Governare il futuro

Negli USA in campo la tecnologia contro la violenza della polizia

L’idea è semplice e neppure originale e consiste nell’utilizzare la tecnologia per difendersi da taluni episodi di violenza della polizia in danno di cittadini specie di colore.

Il dibattito impazza negli USA dove si moltiplicano le app che consentono a chi è fermato dalla polizia di avviare video-chiamate con la sua famiglia o, persino, con avvocati delle associazioni dei diritti civili in modo che, se qualcosa andasse storto, questi ultimi possano vedere, ascoltare e intervenire almeno per dare consigli e invitare a tenere i nervi saldi.

I nomi e le soluzioni abbondano.

Mobile Justice, ad esempio, che funziona in tutti gli Stati Uniti e mette in collegamento diretto chi viene fermato con la sezione locale della ACLU, l’american civil liberties union, permettendo anche di inviare, con un solo tap sullo schermo, video sullo smartphone di parenti e avvocati.

O Cop Watch Video Recorder che si attiva via Siri, con un semplice comando vocale e inizia a registrare un video di quello che accade archiviando tutto, in tempo reale, sul cloud a futura memoria, per l’ipotesi in cui qualcosa andasse storto e servissero delle prove dell’accaduto.

Tanto per dare un’idea delle dimensioni del fenomeno Mobile Justice è già stata scaricata 650 mila volte.

Per gli avvocati dei diritti civili è a strada giusta.
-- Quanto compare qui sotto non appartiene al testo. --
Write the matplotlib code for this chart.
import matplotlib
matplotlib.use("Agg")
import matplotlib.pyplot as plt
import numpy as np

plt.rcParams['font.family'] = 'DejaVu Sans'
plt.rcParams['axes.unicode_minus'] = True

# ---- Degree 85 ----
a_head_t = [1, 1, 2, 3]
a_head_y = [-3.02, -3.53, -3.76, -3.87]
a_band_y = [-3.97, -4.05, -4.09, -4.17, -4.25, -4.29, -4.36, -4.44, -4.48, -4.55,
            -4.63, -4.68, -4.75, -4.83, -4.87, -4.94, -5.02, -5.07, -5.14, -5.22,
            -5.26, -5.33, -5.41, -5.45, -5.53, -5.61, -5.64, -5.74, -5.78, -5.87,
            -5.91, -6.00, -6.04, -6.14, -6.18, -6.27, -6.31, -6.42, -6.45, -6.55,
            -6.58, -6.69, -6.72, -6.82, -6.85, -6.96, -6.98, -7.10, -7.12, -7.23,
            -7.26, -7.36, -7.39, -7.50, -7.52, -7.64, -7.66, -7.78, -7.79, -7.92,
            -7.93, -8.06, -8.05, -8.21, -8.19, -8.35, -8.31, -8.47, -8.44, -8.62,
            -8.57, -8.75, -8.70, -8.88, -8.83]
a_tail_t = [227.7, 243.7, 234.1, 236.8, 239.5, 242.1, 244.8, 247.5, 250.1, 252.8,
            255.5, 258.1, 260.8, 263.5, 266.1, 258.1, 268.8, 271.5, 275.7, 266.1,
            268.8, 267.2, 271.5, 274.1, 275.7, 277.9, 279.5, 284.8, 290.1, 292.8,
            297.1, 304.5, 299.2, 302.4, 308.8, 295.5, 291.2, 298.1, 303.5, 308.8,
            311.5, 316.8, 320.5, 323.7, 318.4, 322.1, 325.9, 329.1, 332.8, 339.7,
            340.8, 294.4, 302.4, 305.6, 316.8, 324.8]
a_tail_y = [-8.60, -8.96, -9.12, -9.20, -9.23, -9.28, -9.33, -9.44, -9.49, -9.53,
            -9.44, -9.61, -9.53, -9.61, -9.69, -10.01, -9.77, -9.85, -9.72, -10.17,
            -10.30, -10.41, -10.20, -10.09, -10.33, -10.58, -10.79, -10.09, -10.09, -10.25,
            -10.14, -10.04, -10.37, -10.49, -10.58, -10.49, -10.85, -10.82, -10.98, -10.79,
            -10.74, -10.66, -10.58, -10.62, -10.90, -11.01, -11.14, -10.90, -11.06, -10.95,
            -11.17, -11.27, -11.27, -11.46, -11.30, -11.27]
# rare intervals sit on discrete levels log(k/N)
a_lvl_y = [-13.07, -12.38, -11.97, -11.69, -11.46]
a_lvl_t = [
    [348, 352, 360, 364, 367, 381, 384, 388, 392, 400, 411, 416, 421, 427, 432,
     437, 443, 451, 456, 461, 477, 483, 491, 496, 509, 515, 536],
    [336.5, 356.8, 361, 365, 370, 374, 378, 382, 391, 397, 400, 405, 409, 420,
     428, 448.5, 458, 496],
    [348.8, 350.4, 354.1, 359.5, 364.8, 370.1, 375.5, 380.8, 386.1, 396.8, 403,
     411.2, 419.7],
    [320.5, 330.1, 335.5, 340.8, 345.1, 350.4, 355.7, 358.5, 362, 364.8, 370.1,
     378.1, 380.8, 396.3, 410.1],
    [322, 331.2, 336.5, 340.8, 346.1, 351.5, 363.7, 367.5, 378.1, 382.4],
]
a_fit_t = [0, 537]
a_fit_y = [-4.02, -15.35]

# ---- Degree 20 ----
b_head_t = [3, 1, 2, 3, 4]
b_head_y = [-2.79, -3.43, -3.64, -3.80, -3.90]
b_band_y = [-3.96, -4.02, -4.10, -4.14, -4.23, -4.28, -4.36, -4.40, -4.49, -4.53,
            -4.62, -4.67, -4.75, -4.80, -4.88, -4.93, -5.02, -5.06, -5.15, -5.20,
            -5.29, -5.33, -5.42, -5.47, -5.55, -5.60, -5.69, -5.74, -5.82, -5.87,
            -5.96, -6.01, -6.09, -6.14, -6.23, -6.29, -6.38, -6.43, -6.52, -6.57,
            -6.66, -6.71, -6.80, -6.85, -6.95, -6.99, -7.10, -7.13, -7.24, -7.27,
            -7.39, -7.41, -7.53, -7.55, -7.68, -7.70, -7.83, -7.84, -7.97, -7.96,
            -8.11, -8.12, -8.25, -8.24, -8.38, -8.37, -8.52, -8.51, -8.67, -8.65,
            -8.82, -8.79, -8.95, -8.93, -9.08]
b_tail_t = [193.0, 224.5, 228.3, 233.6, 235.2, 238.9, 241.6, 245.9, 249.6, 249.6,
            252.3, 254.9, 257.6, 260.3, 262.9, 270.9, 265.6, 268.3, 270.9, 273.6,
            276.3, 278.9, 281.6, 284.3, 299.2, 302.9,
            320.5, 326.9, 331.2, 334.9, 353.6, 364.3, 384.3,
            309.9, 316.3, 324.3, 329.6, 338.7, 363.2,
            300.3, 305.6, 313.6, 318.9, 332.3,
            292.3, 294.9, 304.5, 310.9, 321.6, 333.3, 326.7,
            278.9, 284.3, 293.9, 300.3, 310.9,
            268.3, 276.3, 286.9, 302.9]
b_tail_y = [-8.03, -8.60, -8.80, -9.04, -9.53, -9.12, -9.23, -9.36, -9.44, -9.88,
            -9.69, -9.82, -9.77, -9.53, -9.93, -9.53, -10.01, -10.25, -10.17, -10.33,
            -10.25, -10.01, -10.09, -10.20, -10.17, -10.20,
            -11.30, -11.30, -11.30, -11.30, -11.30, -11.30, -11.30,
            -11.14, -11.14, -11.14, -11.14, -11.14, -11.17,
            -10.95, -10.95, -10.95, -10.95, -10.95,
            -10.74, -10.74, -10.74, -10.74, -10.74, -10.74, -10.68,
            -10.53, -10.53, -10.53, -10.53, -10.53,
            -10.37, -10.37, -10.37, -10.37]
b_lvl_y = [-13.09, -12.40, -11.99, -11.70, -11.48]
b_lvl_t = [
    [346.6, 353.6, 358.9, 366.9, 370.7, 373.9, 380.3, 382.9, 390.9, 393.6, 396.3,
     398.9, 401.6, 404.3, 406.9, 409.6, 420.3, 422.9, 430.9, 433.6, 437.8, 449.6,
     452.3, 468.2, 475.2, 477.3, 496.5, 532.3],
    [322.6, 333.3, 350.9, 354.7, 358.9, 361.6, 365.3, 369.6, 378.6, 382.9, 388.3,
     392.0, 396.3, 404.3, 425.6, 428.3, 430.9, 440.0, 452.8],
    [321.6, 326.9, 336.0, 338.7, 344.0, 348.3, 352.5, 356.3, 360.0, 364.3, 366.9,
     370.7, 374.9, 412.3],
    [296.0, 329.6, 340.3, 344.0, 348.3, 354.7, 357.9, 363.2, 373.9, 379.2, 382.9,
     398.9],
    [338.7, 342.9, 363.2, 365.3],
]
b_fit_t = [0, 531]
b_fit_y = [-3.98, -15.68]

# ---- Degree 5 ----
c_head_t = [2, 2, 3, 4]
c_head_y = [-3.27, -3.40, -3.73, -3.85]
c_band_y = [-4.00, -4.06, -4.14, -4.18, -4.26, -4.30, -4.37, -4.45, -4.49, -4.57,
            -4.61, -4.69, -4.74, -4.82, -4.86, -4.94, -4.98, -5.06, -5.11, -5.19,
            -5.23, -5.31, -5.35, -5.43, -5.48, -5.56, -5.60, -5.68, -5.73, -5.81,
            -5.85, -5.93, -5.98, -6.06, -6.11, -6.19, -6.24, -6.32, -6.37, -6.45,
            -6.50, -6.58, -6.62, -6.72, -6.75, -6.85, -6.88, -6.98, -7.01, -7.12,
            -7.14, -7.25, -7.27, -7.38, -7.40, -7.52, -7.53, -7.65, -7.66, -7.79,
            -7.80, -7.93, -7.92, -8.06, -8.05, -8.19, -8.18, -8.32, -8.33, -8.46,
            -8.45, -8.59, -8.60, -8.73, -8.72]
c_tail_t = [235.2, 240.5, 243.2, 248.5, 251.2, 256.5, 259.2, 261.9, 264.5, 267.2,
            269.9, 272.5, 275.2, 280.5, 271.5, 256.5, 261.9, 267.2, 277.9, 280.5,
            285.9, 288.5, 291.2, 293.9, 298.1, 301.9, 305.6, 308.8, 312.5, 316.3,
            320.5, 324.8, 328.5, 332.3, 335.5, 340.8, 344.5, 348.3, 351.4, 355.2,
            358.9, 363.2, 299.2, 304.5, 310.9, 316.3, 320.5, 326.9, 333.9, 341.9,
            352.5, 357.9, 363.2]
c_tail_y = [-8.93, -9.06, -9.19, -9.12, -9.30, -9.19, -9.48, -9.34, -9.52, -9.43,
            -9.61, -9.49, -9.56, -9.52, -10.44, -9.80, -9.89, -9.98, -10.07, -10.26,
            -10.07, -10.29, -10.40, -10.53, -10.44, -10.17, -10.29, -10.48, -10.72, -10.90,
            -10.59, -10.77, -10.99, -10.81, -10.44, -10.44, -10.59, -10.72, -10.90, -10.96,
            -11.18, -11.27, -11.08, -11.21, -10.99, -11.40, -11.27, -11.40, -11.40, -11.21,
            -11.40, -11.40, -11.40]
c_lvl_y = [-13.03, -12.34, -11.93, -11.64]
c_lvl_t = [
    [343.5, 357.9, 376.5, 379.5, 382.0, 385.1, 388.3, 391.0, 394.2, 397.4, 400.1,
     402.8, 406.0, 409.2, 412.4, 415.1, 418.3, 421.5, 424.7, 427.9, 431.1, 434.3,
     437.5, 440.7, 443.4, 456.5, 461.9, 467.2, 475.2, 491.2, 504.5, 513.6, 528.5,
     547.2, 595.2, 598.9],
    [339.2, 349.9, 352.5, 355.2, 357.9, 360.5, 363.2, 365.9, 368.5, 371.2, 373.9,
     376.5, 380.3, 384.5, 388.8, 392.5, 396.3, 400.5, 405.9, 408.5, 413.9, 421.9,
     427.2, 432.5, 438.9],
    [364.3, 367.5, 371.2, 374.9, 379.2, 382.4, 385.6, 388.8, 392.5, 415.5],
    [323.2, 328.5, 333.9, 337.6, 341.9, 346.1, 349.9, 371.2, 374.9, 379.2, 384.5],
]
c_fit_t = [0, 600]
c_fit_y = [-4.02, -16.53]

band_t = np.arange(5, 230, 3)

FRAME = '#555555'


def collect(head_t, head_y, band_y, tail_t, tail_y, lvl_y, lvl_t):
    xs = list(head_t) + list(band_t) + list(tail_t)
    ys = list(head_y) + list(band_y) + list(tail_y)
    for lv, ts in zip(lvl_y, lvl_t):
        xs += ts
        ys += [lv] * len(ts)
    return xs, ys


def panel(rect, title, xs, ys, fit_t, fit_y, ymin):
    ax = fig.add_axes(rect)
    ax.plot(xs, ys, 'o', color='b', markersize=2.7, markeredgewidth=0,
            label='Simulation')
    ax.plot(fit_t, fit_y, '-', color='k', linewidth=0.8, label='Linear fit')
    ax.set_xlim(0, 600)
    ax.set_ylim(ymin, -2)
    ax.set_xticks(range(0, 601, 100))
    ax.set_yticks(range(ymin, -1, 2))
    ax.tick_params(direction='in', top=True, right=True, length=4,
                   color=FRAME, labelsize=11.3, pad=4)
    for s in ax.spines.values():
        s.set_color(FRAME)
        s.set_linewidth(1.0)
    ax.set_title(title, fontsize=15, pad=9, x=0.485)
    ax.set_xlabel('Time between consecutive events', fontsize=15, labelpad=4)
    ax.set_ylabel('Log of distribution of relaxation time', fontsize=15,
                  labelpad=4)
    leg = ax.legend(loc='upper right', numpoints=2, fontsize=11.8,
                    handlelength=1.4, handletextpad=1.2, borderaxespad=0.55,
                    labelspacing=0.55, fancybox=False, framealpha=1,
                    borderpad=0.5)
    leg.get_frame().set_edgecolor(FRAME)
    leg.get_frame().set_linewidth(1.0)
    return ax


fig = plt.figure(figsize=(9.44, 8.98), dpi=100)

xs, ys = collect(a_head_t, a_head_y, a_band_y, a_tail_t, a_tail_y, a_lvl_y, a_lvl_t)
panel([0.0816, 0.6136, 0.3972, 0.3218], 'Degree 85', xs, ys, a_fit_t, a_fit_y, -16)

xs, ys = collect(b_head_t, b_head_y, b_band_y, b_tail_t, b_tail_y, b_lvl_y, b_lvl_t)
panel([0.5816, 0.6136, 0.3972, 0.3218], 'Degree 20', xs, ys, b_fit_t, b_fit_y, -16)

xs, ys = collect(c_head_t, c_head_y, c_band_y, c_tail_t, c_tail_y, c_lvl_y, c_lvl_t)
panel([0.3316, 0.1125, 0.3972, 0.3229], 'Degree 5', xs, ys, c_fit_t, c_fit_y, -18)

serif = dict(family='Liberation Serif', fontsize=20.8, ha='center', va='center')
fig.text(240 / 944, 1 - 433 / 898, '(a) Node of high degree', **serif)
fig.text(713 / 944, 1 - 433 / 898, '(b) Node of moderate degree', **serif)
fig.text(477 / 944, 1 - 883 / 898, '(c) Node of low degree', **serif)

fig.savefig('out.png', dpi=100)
La tecnologia non solo consente di mettere da parte le prove che servono nell’affrontare vicende che in passato hanno diviso l’opinione pubblica per anni ma è destinata anche a rappresentare un disincentivo per le pecore nere della polizia americana che, sapendo di poter essere osservate e registrate, probabilmente saranno spinte a rigare dritto.

Ma questa è solo una campana.

L’altra è quella della polizia preoccupata del fatto che di queste tecnologie in troppi possano abusare rendendo il lavoro degli agenti un inferno.

Il rimbalzo sui social delle immagini di quanto accade durante un pacifico e ordinario fermo per eccesso di velocità con gli agenti destinati, loro malgrado, a diventare attori per un giorno e, poi, il rischio che le immagini vengano manipolate per lanciare campagne di disinformazione contro la polizia finendo con rallentarne l’azione di contrasto al crimine, quello vero, anche con iniziative e strumenti perfettamente legittimi.

Sarà difficile trovare una via di mezzo sostenibile ma, probabilmente, le dimensioni del fenomeno negli USA sono diventate tali che bisogna provarci.

Più che tecnologia, forse, serve rispetto, civiltà, onestà e, come sempre, buon senso.